Anomaly-Based Intrusion Detection System
An Anomaly-Based Intrusion Detection System monitors the network traffic, and compares it against the security baseline established by administrators. The security baseline defines the criteria such as used bandwidth, protocols, ports, and the types of devices that can be connected to each-other. If the network traffic is detected anomalous or different from the criteria defined in the baseline, Anomaly-Based Intrusion Detection System immediately alerts the administrators about the even. Administrators can then take appropriate action according to the type and severity of the breach or intrusion. An Anomaly-Based IDS is also known as Behavior-based IDS.
What are False Positives and Negatives in Intrusion Detection System?
False Positive – A false positive is a legitimate request that an IDS detects and considers it a spam or security threat. An alert that is sent to the administrators due to false positive is sometimes referred to as False Alarm.
False Negative – False negative takes place when an Intrusion Detection System fails to detect any malicious or suspicious activities on the network.
Intrusion Detection System vs.

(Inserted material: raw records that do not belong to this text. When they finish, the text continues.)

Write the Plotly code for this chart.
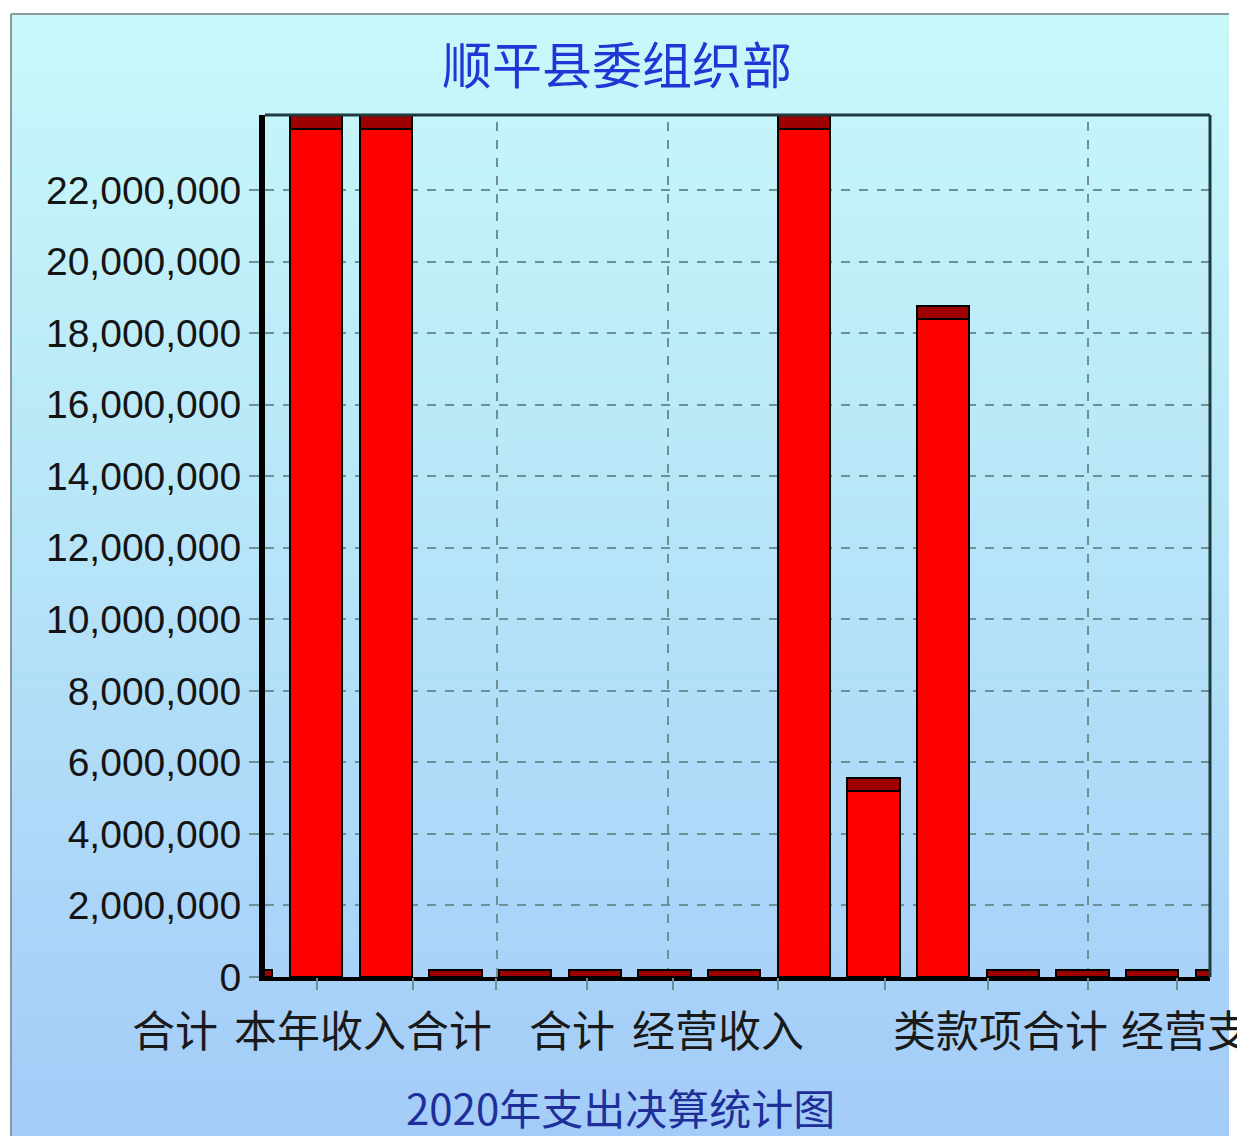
import plotly.graph_objects as go

# ---------------- data ----------------
categories = ["c00", "c01", "c02", "c03", "c04", "c05", "c06", "c07",
              "c08", "c09", "c10", "c11", "c12", "c13", "c14"]
values = [0, 24100000, 24100000, 0, 0, 0, 0, 0,
          24100000, 5570000, 18770000, 0, 0, 0, 0]
axis_labels = ["合计", "本年收入合计", "合计", "经营收入", "类款项合计", "经营支出合计"]
y_ticks = [0, 2000000, 4000000, 6000000, 8000000, 10000000, 12000000,
           14000000, 16000000, 18000000, 20000000, 22000000]
title_text = "顺平县委组织部"
x_title_text = "2020年支出决算统计图"

# ---------------- geometry (pixels) ----------------
W, H = 1237, 1136
PL, PR, PT, PB = 265, 1210, 115, 977
pw, ph = PR - PL, PB - PT


def xp(px):
    return (px - PL) / pw


def yp(py):
    return (PB - py) / ph


CAP = 380000
ZERO_CAP = 200000
cap_vals = [CAP if v > CAP else ZERO_CAP for v in values]
body_vals = [max(v - c, 0) for v, c in zip(values, cap_vals)]

fig = go.Figure()
fig.add_bar(x=categories, y=body_vals, marker=dict(color="#ff0000", line=dict(color="black", width=2)),
            width=0.75, hoverinfo="skip")
fig.add_bar(x=categories, y=cap_vals, marker=dict(color="#9c0000", line=dict(color="black", width=2)),
            width=0.75, hoverinfo="skip")

shapes = []
# gradient background
top_c = (201, 249, 251)
mid_c = (184, 230, 248)
bot_c = (164, 204, 248)
y0, y1 = 14, H
n = 60
for i in range(n):
    a = y0 + (y1 - y0) * i / n
    b = y0 + (y1 - y0) * (i + 1) / n
    t = (i + 0.5) / n
    if t < 0.45:
        u = t / 0.45
        c = tuple(int(top_c[k] + (mid_c[k] - top_c[k]) * u) for k in range(3))
    else:
        u = (t - 0.45) / 0.55
        c = tuple(int(mid_c[k] + (bot_c[k] - mid_c[k]) * u) for k in range(3))
    shapes.append(dict(type="rect", xref="paper", yref="paper", layer="below",
                       x0=xp(11), x1=xp(1229), y0=yp(b + 0.5), y1=yp(a),
                       fillcolor="rgb(%d,%d,%d)" % c, line=dict(width=0)))
# outer frame lines (top & left)
shapes.append(dict(type="line", xref="paper", yref="paper", x0=xp(11), x1=xp(1229), y0=yp(14), y1=yp(14),
                   line=dict(color="#8a9a9c", width=2)))
shapes.append(dict(type="line", xref="paper", yref="paper", x0=xp(11), x1=xp(11), y0=yp(14), y1=yp(H),
                   line=dict(color="#8a9a9c", width=2)))
# vertical dashed grid lines
for gx in [497, 668, 1088]:
    shapes.append(dict(type="line", xref="paper", yref="paper", layer="below", x0=xp(gx), x1=xp(gx),
                       y0=0, y1=1, line=dict(color="#6f8f96", width=2, dash="dash")))

annotations = []
label_centers = [175, 363, 572, 718, 1000, 1250]
for txt, cx in zip(axis_labels, label_centers):
    annotations.append(dict(text=txt, xref="paper", yref="paper", x=xp(cx), y=yp(1028),
                            xanchor="center", yanchor="middle", showarrow=False,
                            font=dict(family="Noto Sans CJK SC", size=43, color="#1a1a1a")))
annotations.append(dict(text=title_text, xref="paper", yref="paper", x=xp(617), y=yp(62),
                        xanchor="center", yanchor="middle", showarrow=False,
                        font=dict(family="Noto Sans CJK SC", size=50, color="#2236d6")))
annotations.append(dict(text=x_title_text, xref="paper", yref="paper", x=xp(620), y=yp(1106),
                        xanchor="center", yanchor="middle", showarrow=False,
                        font=dict(family="Noto Sans CJK SC", size=42, color="#1e2f9a")))

fig.update_layout(
    width=W, height=H,
    margin=dict(l=PL, r=W - PR, t=PT, b=H - PB, pad=0),
    paper_bgcolor="white",
    plot_bgcolor="rgba(0,0,0,0)",
    barmode="stack",
    showlegend=False,
    shapes=shapes,
    annotations=annotations,
    xaxis=dict(type="category", range=[0.268, 13.83], showticklabels=False, showgrid=False,
               showline=True, linecolor="black", linewidth=4, mirror=False, ticks="", zeroline=False),
    xaxis2=dict(overlaying="x", range=[PL, PR], anchor="y", side="bottom", showgrid=False,
                tickvals=[317, 413, 496, 587, 673, 778, 885, 988, 1088, 1177],
                ticks="outside", ticklen=12, tickwidth=2, tickcolor="#6f8f96",
                showticklabels=False, showline=False, zeroline=False),
    yaxis=dict(range=[0, 24100000], tickvals=y_ticks, tickformat=",d",
               showgrid=True, gridcolor="#6f8f96", gridwidth=2, griddash="dash",
               showline=True, linecolor="black", linewidth=6,
               ticks="outside", ticklen=10, tickwidth=2, tickcolor="#6f8f96",
               tickfont=dict(family="Liberation Sans", size=39, color="#141414"),
               zeroline=False),
)
# top and right frame of plot area
fig.add_shape(type="line", xref="paper", yref="paper", x0=0, x1=1, y0=1, y1=1,
              line=dict(color="#1e3c3e", width=3))
fig.add_shape(type="line", xref="paper", yref="paper", x0=1, x1=1, y0=0, y1=1,
              line=dict(color="#1e3c3e", width=3))
# invisible helper trace to activate xaxis2 ticks
fig.add_scatter(x=[PL], y=[0], xaxis="x2", mode="markers", marker=dict(opacity=0), hoverinfo="skip")

fig.write_html("out.html", config={"displayModeBar": False},
               post_script="document.body.style.margin='0';document.body.style.overflow='hidden';")
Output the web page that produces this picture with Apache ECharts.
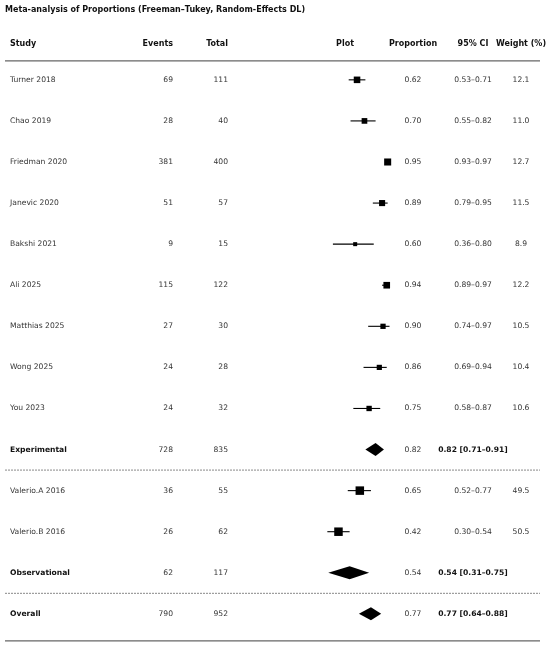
<!DOCTYPE html>
<html>
<head>
<meta charset="utf-8">
<title>Meta-analysis of Proportions</title>
<script src="https://cdn.jsdelivr.net/npm/echarts@6/dist/echarts.min.js"></script>
<style>
html, body { margin: 0; padding: 0; background: #ffffff; }
#forestChart { width: 550px; height: 647px; }
</style>
</head>
<body>
<div id="forestChart"></div>
<script>
// 数据
var studies = ['Turner 2018', 'Chao 2019', 'Friedman 2020', 'Janevic 2020', 'Bakshi 2021', 'Ali 2025',
	'Matthias 2025', 'Wong 2025', 'You 2023', 'Experimental', 'Valerio.A 2016', 'Valerio.B 2016',
	'Observational', 'Overall'];
var events = [69, 28, 381, 51, 9, 115, 27, 24, 24, 728, 36, 26, 62, 790];
var totals = [111, 40, 400, 57, 15, 122, 30, 28, 32, 835, 55, 62, 117, 952];
var proportions = [0.62, 0.70, 0.95, 0.89, 0.60, 0.94, 0.90, 0.86, 0.75, 0.82, 0.65, 0.42, 0.54, 0.77];
var lowerCI = [0.53, 0.55, 0.93, 0.79, 0.36, 0.89, 0.74, 0.69, 0.58, 0.71, 0.52, 0.30, 0.31, 0.64];
var upperCI = [0.71, 0.82, 0.97, 0.95, 0.80, 0.97, 0.97, 0.94, 0.87, 0.91, 0.77, 0.54, 0.75, 0.88];
var weights = [12.1, 11.0, 12.7, 11.5, 8.9, 12.2, 10.5, 10.4, 10.6, null, 49.5, 50.5, null, null];
var summaryRows = [false, false, false, false, false, false, false, false, false, true, false, false, true, true];
var headers = ['Study', 'Events', 'Total', 'Plot', 'Proportion', '95% CI', 'Weight (%)'];

var forestChart = echarts.init(document.getElementById('forestChart'));
var fontFamily = 'DejaVu Sans';

// 列位置
var colX = [10, 173, 228, 345, 413, 473, 521];
var colAlign = ['left', 'right', 'right', 'center', 'center', 'center', 'center'];

function fmt(v) {
	return v.toFixed(2);
}

var rowData = [];
for (var i = 0; i < studies.length; i++) {
	rowData.push([proportions[i], i, lowerCI[i], upperCI[i]]);
}

// 文字列
function renderTextRow(params, api) {
	var i = params.dataIndex;
	var y = api.coord([0, i])[1];
	var bold = summaryRows[i];
	var ci = bold ? fmt(proportions[i]) + ' [' + fmt(lowerCI[i]) + '\u2013' + fmt(upperCI[i]) + ']'
		: fmt(lowerCI[i]) + '\u2013' + fmt(upperCI[i]);
	var texts = [studies[i], String(events[i]), String(totals[i]), null, fmt(proportions[i]), ci,
		weights[i] == null ? '' : weights[i].toFixed(1)];
	var children = [];
	for (var c = 0; c < texts.length; c++) {
		if (texts[c] == null) continue;
		var isBold = bold && (c == 0 || c == 5);
		children.push({
			type: 'text',
			style: {
				x: colX[c],
				y: y,
				text: texts[c],
				textAlign: colAlign[c],
				textVerticalAlign: 'middle',
				fontFamily: fontFamily,
				fontSize: 7.6,
				fontWeight: isBold ? 'bold' : 'normal',
				fill: isBold ? '#111111' : '#333333'
			}
		});
	}
	return { type: 'group', children: children };
}

// 森林图
function renderMark(params, api) {
	var i = params.dataIndex;
	var p = api.coord([api.value(0), api.value(1)]);
	var lo = api.coord([api.value(2), api.value(1)]);
	var hi = api.coord([api.value(3), api.value(1)]);
	if (summaryRows[i]) {
		var h = 6.5;
		return {
			type: 'polygon',
			shape: { points: [[lo[0], p[1]], [p[0], p[1] - h], [hi[0], p[1]], [p[0], p[1] + h]] },
			style: { fill: '#000000' }
		};
	}
	var s = Math.max(4, Math.min(8.5, 4 + (weights[i] - 8.9) * 0.8));
	return {
		type: 'group',
		children: [{
			type: 'line',
			shape: { x1: lo[0], y1: lo[1], x2: hi[0], y2: hi[1] },
			style: { stroke: '#000000', lineWidth: 1.1 }
		}, {
			type: 'rect',
			shape: { x: p[0] - s / 2, y: p[1] - s / 2, width: s, height: s },
			style: { fill: '#000000' }
		}]
	};
}

// 分隔线
var sepRows = [-0.46, 9.5, 12.5, 13.66];
var sepDashed = [false, true, true, false];
function renderSep(params, api) {
	var i = params.dataIndex;
	var y = api.coord([0, api.value(1)])[1];
	return {
		type: 'line',
		shape: { x1: 5, y1: y, x2: 540, y2: y },
		style: {
			stroke: sepDashed[i] ? '#888888' : '#666666',
			lineWidth: sepDashed[i] ? 1 : 1.2,
			lineDash: sepDashed[i] ? [2, 1] : null
		}
	};
}

var headerGraphics = [{
	type: 'text',
	x: 5,
	y: 10,
	style: {
		text: 'Meta-analysis of Proportions (Freeman\u2013Tukey, Random-Effects DL)',
		textVerticalAlign: 'middle',
		fontFamily: fontFamily,
		fontSize: 8,
		fontWeight: 'bold',
		fill: '#111111'
	}
}];
for (var h = 0; h < headers.length; h++) {
	headerGraphics.push({
		type: 'text',
		x: colX[h],
		y: 43.5,
		style: {
			text: headers[h],
			textAlign: colAlign[h],
			textVerticalAlign: 'middle',
			fontFamily: fontFamily,
			fontSize: 8,
			fontWeight: 'bold',
			fill: '#111111'
		}
	});
}

var forestOption = {
	animation: false,
	backgroundColor: '#ffffff',
	grid: {
		left: 299.5,
		width: 92.8,
		top: 59.3,
		height: 575.1
	},
	xAxis: {
		type: 'value',
		min: 0,
		max: 1,
		show: false
	},
	yAxis: {
		type: 'value',
		min: -0.5,
		max: 13.5,
		inverse: true,
		show: false
	},
	graphic: headerGraphics,
	series: [{
		type: 'custom',
		clip: false,
		renderItem: renderSep,
		data: sepRows.map(function (r) { return [0, r]; }),
		silent: true
	}, {
		type: 'custom',
		clip: false,
		renderItem: renderTextRow,
		data: rowData,
		silent: true
	}, {
		type: 'custom',
		clip: false,
		renderItem: renderMark,
		encode: { x: [0, 2, 3], y: 1 },
		data: rowData,
		silent: true
	}]
};

forestChart.setOption(forestOption);
</script>
</body>
</html>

Firewall
There is a misconception that an Intrusion Detection System is a firewall. Although both IDS and firewall are network security appliances, they differ in their functionality and the approach they take to monitor the network traffic.
An IDS monitors the inbound and outbound network traffic for potential security breaches, generates a log of the occurred event, and signals an alarm to administrators about the event. Administrators can then take appropriate action to resolve the issue.
A firewall, on the other hand, isolates the internal network from the external one, typically the Internet according to its default behavior. Administrators are then required to manually configure the firewall rules to allow or deny the network traffic on the basis of port numbers, protocols, source or destination IP address ranges, source or destination domains, etc.